Domestic abuse is making observing the lockdown difficult in Latin America

A spike in calls to helplines suggests a rise in domestic abuse, in a region where almost 20 million women and girls suffer sexual and physical violence each year, reports Reuters. In cities from Buenos Aires to Mexico City, Santiago, São Paulo and La Paz, families and individuals have been confined in their homes in an unprecedented way, often only allowed out for emergencies or to shop for essentials. Prosecutors, victim support teams, women’s movements and the United Nations all say this has caused a rise in domestic violence towards women. They cite increasing numbers of calls to abuse hotlines. In some countries, like Mexico and Brazil, there has been a rise in formal reports of abuse, while in others, including Chile and Bolivia, there has been a drop in formal complaints. Prosecutors and UN Women said the latter was likely not due to a decline in violence, but because women were less able to seek help or report abuse through normal channels.
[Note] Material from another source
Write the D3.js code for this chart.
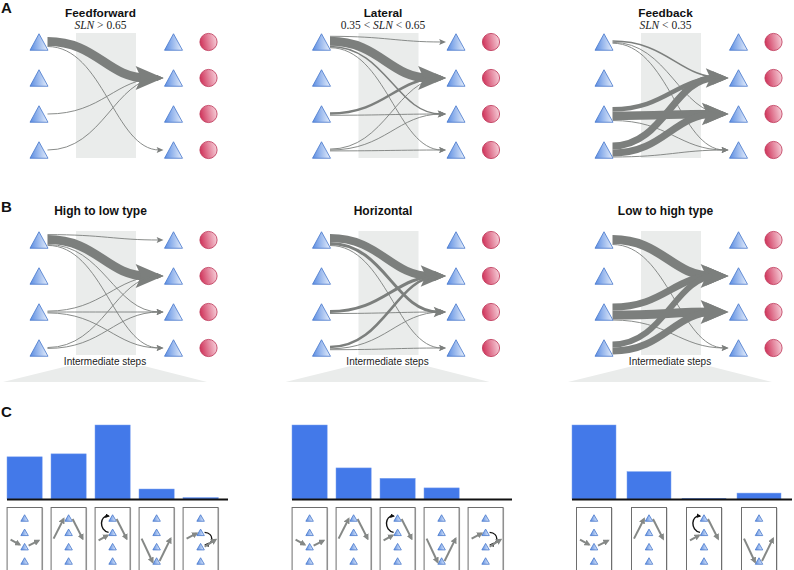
<!DOCTYPE html>
<html><head><meta charset="utf-8">
<script src="https://cdn.jsdelivr.net/npm/d3@7"></script>
<style>body{margin:0;background:#fff} svg{display:block}</style>
</head><body>
<svg id="fig" width="794" height="570"></svg>
<script>
// ---------------- data ----------------
const rowIds = [0, 1, 2, 3];
const panelTitlesA = ["Feedforward", "Lateral", "Feedback"];
const panelMathA = [
  [["SLN", "i"], [" > 0.65", "n"]],
  [["0.35 < ", "n"], ["SLN", "i"], [" < 0.65", "n"]],
  [["SLN", "i"], [" < 0.35", "n"]]
];
const panelTitlesB = ["High to low type", "Horizontal", "Low to high type"];
const stepsLabel = "Intermediate steps";
// flows: [source row, target row, relative strength]
const flowsFeedforward = [[0,1,0.9],[0,3,0.08],[2,1,0.08],[3,1,0.08]];
const flowsLateral = [[0,0,0.08],[0,1,0.9],[0,2,0.15],[0,3,0.08],[2,1,0.25],[2,2,0.08],[3,1,0.08],[3,2,0.08],[3,3,0.08]];
const flowsFeedback = [[0,1,0.15],[0,2,0.08],[0,3,0.08],[2,1,0.45],[2,2,0.85],[2,3,0.08],[3,1,0.7],[3,2,0.7],[3,3,0.08]];
const flowsHighLow = [[0,0,0.08],[0,1,0.9],[0,2,0.08],[0,3,0.08],[2,1,0.08],[2,2,0.08],[2,3,0.08],[3,1,0.08],[3,2,0.08]];
const flowsHorizontal = [[0,1,0.8],[0,2,0.3],[0,3,0.08],[2,1,0.3],[2,2,0.08],[3,1,0.25],[3,2,0.08],[3,3,0.08]];
const flowsLowHigh = [[0,1,0.9],[0,3,0.08],[2,1,0.7],[2,2,0.9],[2,3,0.08],[3,1,0.6],[3,2,0.7]];
const flowsA = [flowsFeedforward, flowsLateral, flowsFeedback];
const flowsB = [flowsHighLow, flowsHorizontal, flowsLowHigh];
// motif bar charts (C)
const motifsLeft = [0, 1, 2, 3, 4];
const valuesLeft = [0.57, 0.61, 1.0, 0.135, 0.02];
const motifsMid = [0, 1, 2, 3, 4];
const valuesMid = [1.0, 0.42, 0.28, 0.15, 0];
const motifsRight = [0, 1, 2, 3];
const valuesRight = [1.0, 0.37, 0.01, 0.08];
const panelLabels = ["A", "B", "C"];

// ---------------- drawing ----------------
const svg = d3.select("#fig");
const defs = svg.append("defs");
const tg = defs.append("linearGradient").attr("id", "triGrad").attr("x1", 0).attr("y1", 0).attr("x2", 1).attr("y2", 0);
tg.append("stop").attr("offset", 0).attr("stop-color", "#5b8de2");
tg.append("stop").attr("offset", 1).attr("stop-color", "#e6eefb");
const cg = defs.append("linearGradient").attr("id", "circGrad").attr("x1", 0).attr("y1", 0.2).attr("x2", 1).attr("y2", 0);
cg.append("stop").attr("offset", 0).attr("stop-color", "#d23d62");
cg.append("stop").attr("offset", 1).attr("stop-color", "#f9dbe3");
function marker(id, color) {
  defs.append("marker").attr("id", id).attr("viewBox", "0 0 10 10").attr("refX", 7).attr("refY", 5)
    .attr("markerWidth", 3.2).attr("markerHeight", 3.2).attr("orient", "auto")
    .append("path").attr("d", "M0,0 L10,5 L0,10 z").attr("fill", color);
}
marker("ahGray", "#858886");
marker("ahBlack", "#111");

const flowColor = "#7c7f7d";
const panelX = d3.scaleLinear().domain([0, 2]).range([0, 565]);
const colX = d3.scaleOrdinal().domain(["src", "tgt", "out"]).range([39, 173.5, 208.5]);
const rowYA = d3.scalePoint().domain(rowIds).range([42, 150]);
const rowYB = d3.scalePoint().domain(rowIds).range([240, 348]);
const wScale = d3.scaleLinear().domain([0, 1]).range([0, 10]);

function triangle(g, cx, cy, w, h) {
  g.append("path")
    .attr("d", `M${cx},${cy - h / 2} L${cx + w / 2},${cy + h / 2} L${cx - w / 2},${cy + h / 2} Z`)
    .attr("fill", "url(#triGrad)").attr("stroke", "#4677cc").attr("stroke-width", 0.8);
}

function drawFlows(g, flows, rowY, ox) {
  const xs = ox + colX("src") + 8.5;
  const tip = ox + colX("tgt") - 10;
  const items = [];
  d3.group(flows, d => d[0]).forEach((arr, s) => {
    arr = arr.slice().sort((a, b) => a[1] - b[1]);
    const ws = arr.map(d => Math.max(0.9, wScale(d[2])));
    const total = d3.sum(ws);
    let y = rowY(s) - total / 2;
    arr.forEach((d, i) => { items.push({ s, t: d[1], w: ws[i], y0: y + ws[i] / 2 }); y += ws[i]; });
  });
  items.sort((a, b) => b.w - a.w);
  items.forEach(it => {
    const y1 = rowY(it.t);
    const L = 4.5 + 2.6 * it.w, H = 2 + 1.1 * it.w;
    const xe = tip - L * 0.6;
    const d = xe - xs;
    g.append("path")
      .attr("d", `M${xs},${it.y0} C${xs + 0.5 * d},${it.y0} ${xe - 0.4 * d},${y1} ${xe},${y1}`)
      .attr("fill", "none").attr("stroke", flowColor).attr("stroke-width", it.w);
    g.append("path")
      .attr("d", `M${tip},${y1} L${tip - L},${y1 - H} L${tip - L * 0.8},${y1} L${tip - L},${y1 + H} Z`)
      .attr("fill", flowColor);
  });
}

function drawNodes(g, rowY, ox) {
  rowIds.forEach(r => {
    triangle(g, ox + colX("src"), rowY(r), 18, 16.5);
    triangle(g, ox + colX("tgt"), rowY(r), 18, 16.5);
    g.append("circle").attr("cx", ox + colX("out")).attr("cy", rowY(r)).attr("r", 8.6)
      .attr("fill", "url(#circGrad)").attr("stroke", "#bd3355").attr("stroke-width", 0.8);
  });
}

// Panel A
[0, 1, 2].forEach(i => {
  const ox = panelX(i);
  const g = svg.append("g");
  g.append("rect").attr("x", ox + 76).attr("y", 33).attr("width", 60).attr("height", 125).attr("fill", "#eaeceb");
  drawFlows(g, flowsA[i], rowYA, ox);
  drawNodes(g, rowYA, ox);
  g.append("text").attr("x", ox + 100.5).attr("y", 16.5).attr("text-anchor", "middle")
    .attr("font-family", "Liberation Sans, Arial, sans-serif").attr("font-weight", "bold").attr("font-size", 11.8)
    .attr("fill", "#111").text(panelTitlesA[i]);
  const m = g.append("text").attr("x", ox + 100.5).attr("y", 29).attr("text-anchor", "middle")
    .attr("font-family", "Liberation Serif, Times New Roman, serif").attr("font-size", 11.5).attr("fill", "#222");
  panelMathA[i].forEach(p => m.append("tspan").attr("font-style", p[1] === "i" ? "italic" : "normal").text(p[0]));
});

// Panel B
[0, 1, 2].forEach(i => {
  const ox = panelX(i);
  const g = svg.append("g");
  g.append("path").attr("d", `M${ox + 68},366 L${ox + 144},366 L${ox + 207},382 L${ox + 3},382 Z`).attr("fill", "#eaeceb");
  g.append("rect").attr("x", ox + 76).attr("y", 231).attr("width", 60).attr("height", 124).attr("fill", "#eaeceb");
  drawFlows(g, flowsB[i], rowYB, ox);
  drawNodes(g, rowYB, ox);
  g.append("text").attr("x", ox + 100.5).attr("y", 214.5).attr("text-anchor", "middle")
    .attr("font-family", "Liberation Sans, Arial, sans-serif").attr("font-weight", "bold").attr("font-size", 12)
    .attr("fill", "#111").text(panelTitlesB[i]);
  g.append("text").attr("x", ox + 105).attr("y", 365).attr("text-anchor", "middle")
    .attr("font-family", "Liberation Sans, Arial, sans-serif").attr("font-size", 10)
    .attr("fill", "#222").text(stepsLabel);
});

// Panel C
const yBar = d3.scaleLinear().domain([0, 1]).range([499, 425]);
const iconRow = d3.scalePoint().domain(rowIds).range([518, 561]);
const cPanels = [
  { motifs: motifsLeft, values: valuesLeft, x0: 7, step: 44, axisEnd: 228 },
  { motifs: motifsMid, values: valuesMid, x0: 292, step: 44, axisEnd: 512 },
  { motifs: motifsRight, values: valuesRight, x0: 572, step: 55, axisEnd: 792 }
];

function garrow(g, x1, y1, x2, y2) {
  g.append("line").attr("x1", x1).attr("y1", y1).attr("x2", x2).attr("y2", y2)
    .attr("stroke", "#858886").attr("stroke-width", 2).attr("marker-end", "url(#ahGray)");
}
function barrow(g, d) {
  g.append("path").attr("d", d).attr("fill", "none").attr("stroke", "#111").attr("stroke-width", 1.4)
    .attr("marker-end", "url(#ahBlack)");
}
function drawMotif(g, m, cx) {
  const r = iconRow;
  if (m === 0) {
    garrow(g, cx - 14, r(2) - 7, cx - 5, r(2) - 2);
    garrow(g, cx + 4, r(2) - 1, cx + 14, r(2) - 6);
  } else if (m === 1) {
    garrow(g, cx - 15, r(2) - 8, cx - 5, r(0) + 1);
    garrow(g, cx + 4, r(0) + 1, cx + 14, r(2) - 8);
  } else if (m === 2) {
    garrow(g, cx - 14, r(1) + 8, cx - 5, r(1) + 3);
    garrow(g, cx + 4, r(0) + 1, cx + 14, r(2) - 8);
    barrow(g, `M${cx - 4},${r(1)} C${cx - 14},${r(1) - 2} ${cx - 13},${r(0) - 3} ${cx - 4},${r(0) - 2}`);
  } else if (m === 3) {
    garrow(g, cx - 15, r(2) - 8, cx - 4, r(3) + 1);
    garrow(g, cx + 3, r(3), cx + 14, r(2) - 8);
  } else if (m === 4) {
    garrow(g, cx - 14, r(2) - 8, cx - 4, r(1) + 1);
    barrow(g, `M${cx + 4},${r(1)} C${cx + 14},${r(1) + 1} ${cx + 13},${r(2) - 2} ${cx + 5},${r(2) - 2}`);
    garrow(g, cx + 4, r(2), cx + 15, r(2) - 7);
  }
}

cPanels.forEach(p => {
  const n = p.motifs.length;
  const bw = p.step * 0.8;
  const x = d3.scaleBand().domain(p.motifs.map((m, i) => i)).range([p.x0, p.x0 + n * p.step - (p.step - bw)])
    .paddingInner((p.step - bw) / p.step).paddingOuter(0);
  const g = svg.append("g");
  g.selectAll(".bar").data(p.values).enter().append("rect")
    .attr("x", (d, i) => x(i)).attr("width", x.bandwidth())
    .attr("y", d => yBar(d)).attr("height", d => yBar(0) - yBar(d))
    .attr("fill", "#4379e9").attr("stroke", "#7ea3f0").attr("stroke-width", 0.5);
  g.append("line").attr("x1", p.x0).attr("x2", p.axisEnd).attr("y1", yBar(0) + 0.5).attr("y2", yBar(0) + 0.5)
    .attr("stroke", "#111").attr("stroke-width", 2);
  p.motifs.forEach((m, i) => {
    const cx = x(i) + x.bandwidth() / 2;
    g.append("rect").attr("x", cx - 16.5).attr("y", 508).attr("width", 35).attr("height", 80).attr("fill", "#bbb");
    g.append("rect").attr("x", cx - 17.5).attr("y", 507.5).attr("width", 35).attr("height", 80)
      .attr("fill", "#fff").attr("stroke", "#6e6e6e").attr("stroke-width", 1);
    rowIds.forEach(rr => triangle(g, cx, iconRow(rr), 7.5, 6.5));
    drawMotif(g, m, cx);
  });
});

// Panel labels
const labelY = d3.scaleOrdinal().domain(panelLabels).range([13, 212, 417]);
svg.selectAll(".plabel").data(panelLabels).enter().append("text")
  .attr("x", 1).attr("y", d => labelY(d))
  .attr("font-family", "Liberation Sans, Arial, sans-serif").attr("font-weight", "bold").attr("font-size", 15)
  .attr("fill", "#111").text(d => d);
</script>
</body></html>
A pandemic in its own right Rising concern over domestic abuse has been global, with fears victims are being silenced in Italy, calls for help from women rising in Spain, and systems to prevent child abuse in the United States hampered by the lockdown. In Latin America, the fear is that violence against women that was already prevalent is being exacerbated further. The region has seen huge marches and strikes by women over the last year against male aggression and abuse. In Brazil’s Sao Paulo state, which has been hit hardest by the pandemic and imposed sweeping isolation measures, there was a 45% jump last month in cases of violence against women where police were dispatched, compared to a year earlier. In Mexico, complaints to police of domestic violence rose around a quarter in March against a year earlier, official data show.

Domestic violence “seems to be another pandemic,” said Lucía Vassallo, a film maker whose documentary “Line 137” looks at the issue.